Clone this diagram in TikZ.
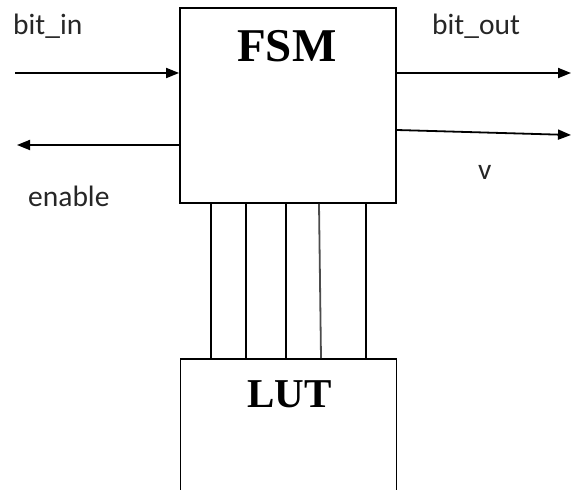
\documentclass[tikz,border=0pt]{standalone}
\usepackage{fontspec}
\setmainfont{Liberation Serif}
\newfontfamily\sigfont{Carlito}
\usetikzlibrary{arrows.meta,calc}
\tikzset{
  blockbox/.style={draw, line width=1.8bp, minimum width=216bp, inner sep=0pt},
  blocktitle/.style={anchor=base west, inner sep=0pt, font=\bfseries\fontsize{47bp}{50bp}\selectfont},
  sig/.style={anchor=base west, inner sep=0pt, text=black!85, font=\sigfont\fontsize{29.5bp}{34bp}\selectfont},
  wire/.style={line width=1.8bp},
  sigarrow/.style={line width=1.8bp, -{Triangle[length=13bp,width=10bp]}}
}
\begin{document}
\begin{tikzpicture}[x=1bp,y=-1bp]
\useasboundingbox (0,0) rectangle (571,490);
\clip (0,0) rectangle (571,490);
% blocks
\node[blockbox, minimum height=195bp] (fsm) at (288,105.5) {};
\node[blockbox, minimum height=160bp] (lut) at (288.5,439) {};
\node[blocktitle] (fsmtxt) at (237,62) {FSM};
\node[blocktitle, font=\bfseries\fontsize{41bp}{44bp}\selectfont] (luttxt) at (247,407) {LUT};
% bus wires
\draw[wire] (fsm.south -| 211,0) -- (lut.north -| 211,0);
\draw[wire] (fsm.south -| 246,0) -- (lut.north -| 246,0);
\draw[wire] (fsm.south -| 286,0) -- (lut.north -| 286,0);
\draw[wire, black!70] (fsm.south -| 319,0) -- (lut.north -| 321,0);
\draw[wire] (fsm.south -| 366,0) -- (lut.north -| 366,0);
% signals
\coordinate (inL) at (15,73);
\coordinate (enL) at (17,145);
\coordinate (outR) at (571,73);
\coordinate (vR) at (571,135);
\draw[sigarrow] (inL) -- (inL -| fsm.west);
\draw[sigarrow] (fsm.west |- enL) -- (enL);
\draw[sigarrow] (fsm.east |- outR) -- (outR);
\draw[sigarrow] (fsm.east |- 0,130) -- (vR);
% labels
\node[sig] (lin) at (13,35) {bit\_in};
\node[sig] (len) at (28,207) {enable};
\node[sig] (lout) at (432,35) {bit\_out};
\node[sig] (lv) at (478,180) {v};
\end{tikzpicture}
\end{document}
——————
* Task brief:
Omit pictures; set down the rest of the material word for word.

* Reply to the exercise:
Clone this diagram in TikZ.
\documentclass[tikz,border=0pt]{standalone}
\usepackage{fontspec}
\setmainfont{Liberation Serif}
\newfontfamily\sigfont{Carlito}
\usetikzlibrary{arrows.meta,calc}
\tikzset{
  blockbox/.style={draw, line width=1.8bp, minimum width=216bp, inner sep=0pt},
  blocktitle/.style={anchor=base west, inner sep=0pt, font=\bfseries\fontsize{47bp}{50bp}\selectfont},
  sig/.style={anchor=base west, inner sep=0pt, text=black!85, font=\sigfont\fontsize{29.5bp}{34bp}\selectfont},
  wire/.style={line width=1.8bp},
  sigarrow/.style={line width=1.8bp, -{Triangle[length=13bp,width=10bp]}}
}
\begin{document}
\begin{tikzpicture}[x=1bp,y=-1bp]
\useasboundingbox (0,0) rectangle (571,490);
\clip (0,0) rectangle (571,490);
% blocks
\node[blockbox, minimum height=195bp] (fsm) at (288,105.5) {};
\node[blockbox, minimum height=160bp] (lut) at (288.5,439) {};
\node[blocktitle] (fsmtxt) at (237,62) {FSM};
\node[blocktitle, font=\bfseries\fontsize{41bp}{44bp}\selectfont] (luttxt) at (247,407) {LUT};
% bus wires
\draw[wire] (fsm.south -| 211,0) -- (lut.north -| 211,0);
\draw[wire] (fsm.south -| 246,0) -- (lut.north -| 246,0);
\draw[wire] (fsm.south -| 286,0) -- (lut.north -| 286,0);
\draw[wire, black!70] (fsm.south -| 319,0) -- (lut.north -| 321,0);
\draw[wire] (fsm.south -| 366,0) -- (lut.north -| 366,0);
% signals
\coordinate (inL) at (15,73);
\coordinate (enL) at (17,145);
\coordinate (outR) at (571,73);
\coordinate (vR) at (571,135);
\draw[sigarrow] (inL) -- (inL -| fsm.west);
\draw[sigarrow] (fsm.west |- enL) -- (enL);
\draw[sigarrow] (fsm.east |- outR) -- (outR);
\draw[sigarrow] (fsm.east |- 0,130) -- (vR);
% labels
\node[sig] (lin) at (13,35) {bit\_in};
\node[sig] (len) at (28,207) {enable};
\node[sig] (lout) at (432,35) {bit\_out};
\node[sig] (lv) at (478,180) {v};
\end{tikzpicture}
\end{document}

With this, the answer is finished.